I have no cheerful topic to report. Perhaps fault lies in part on the book Resurrection I’ve been reading. All the poverty and squalor, the peasants, prisoners and prostitutes that Tolstoy describes and contrasts with the dinning rooms and banquets and ballrooms of high society. Here is a quote thought by Nekhlyudov, the main protagonist:

… he was now, body and soul consumed with loathing for the social circle he had been living in, a circle where the suffering of millions toiling for the convenience and comfort of a small minority was so meticulously concealed that the members of the circle did not and could not see either the suffering itself or what it entailed—their own callousness and criminality. —Leo Tolstoy

And here we have the “first worlds” and the “third worlds” described justly. All of this blood on our hands, so that how do we and especially the more sensitive ones, put up with our own criminality? We can’t and we don’t. Most of us fail to take the majority of the world’s population into account when we make sweeping generalizations about humanity (I know I have) for we are very bad at admitting that kind of pain. It’s too painful. Most of us subscribe to “this is how it is”: Why would we want to give up our lovely disposable luxuries? We don’t.

It is not that this society is particularly more inhumane than past societies. Society is usually always corrupt, using the poor as a step ladder for excess—the have-nots allow for the haves. It is that as humans we are inhuman. Our own inhumanity is a poison that sits deep inside us. (And I am aware that this is a grim idea, but how can it be any other way?) Rare is the one who can completely outshine it. To outshine our badness one cannot simply make a series of gestures, giving money, volunteering, etc. but is in the degree to which one corresponds thoughts to action I think, something that reaches out, a leaping empathy, trying to feel what those who suffer feel.

Sometimes, instead of the poison remaining on the inside, it comes out at the top and begins to define who a person is. Are there people who are pure bad or was there some part of their past that has made them worse than others? Tolstoy would say it is a matter of being made, look at the prostitute Maslova whose sweet innocence would have never thought of selling sex if it wasn’t for her first seduction and pregnancy. Tolstoy says that people don’t want to be bad but have had to adjust themselves to the amount of badness they witness in the world. He also says that no one believes themselves to be doing bad, but that it is natural to make excuses—to rationalize the bad as good or no other choice—for simple self-respect.

Which brings me to the horrific poison that leaked out in Richmond CA the other week. Not that I keep up with the news, but there it was on my side-bar: Gang Rape. Before I even clicked on the article, my breath had been taken. The inexplicable violence those young men committed and some of them still boys (but what makes a boy here?), and then the vast number of onlookers who did not use their cellphones to call the police but instead took videos and pictures, reveling in brute hostility. Here is our humanity: the bloody, naked body of a still living 15 year old girl.
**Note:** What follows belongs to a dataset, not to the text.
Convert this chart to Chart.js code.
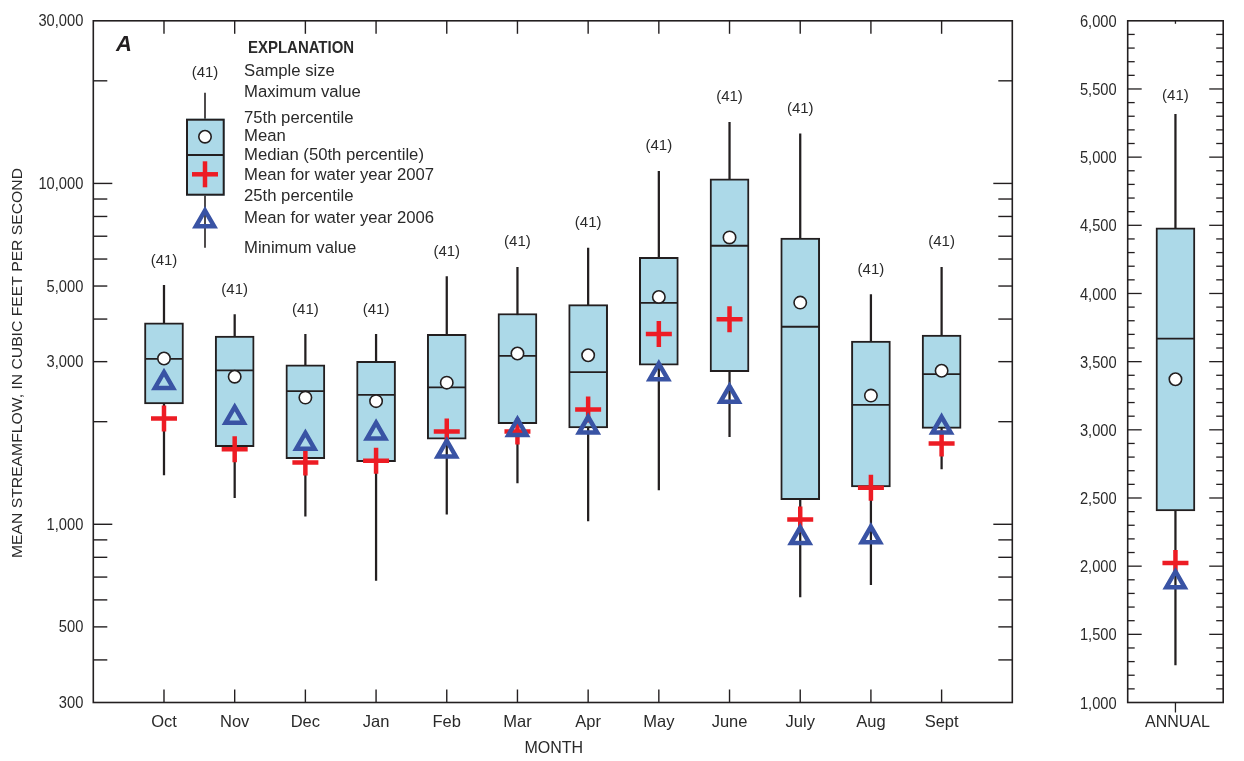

There follow more articles, some questioning who to blame. Which I have to find ironic, laughable even. Blame? As if pointing fingers takes the blame off ourselves, but that is not true. Not that I really think the streetcaller is a gang-raper, but he’s much closer than I’m comfortable with. Somewhere society failed that 15 year old girl, somehow our bad got beat all over her, which makes none of us innocent.

On another depressing note, last Saturday a young man my age threw himself off the sentinella, the lake’s overlook. Suicide is something I do not understand, but I think might have something to do with the absolute hopelessness of regaining that innocence in face of the overwhelming bad of the world. I don’t know what drove me to it but I peeked over the edge at his broken body. All I caught was a red sweatshirt filled by flesh growing cold. Family wailing in the background. A helicopter’s hearty whirl.

And so what keeps us in it, this world, is a hope. A fool-hardy, staunch hope in support of that favorite of all plots: Good will ultimately triumph over bad. Yes, I always root for the good-guys, it goes without saying, they must win. If it must be one act of kindness, it must come in ebullition from the heart.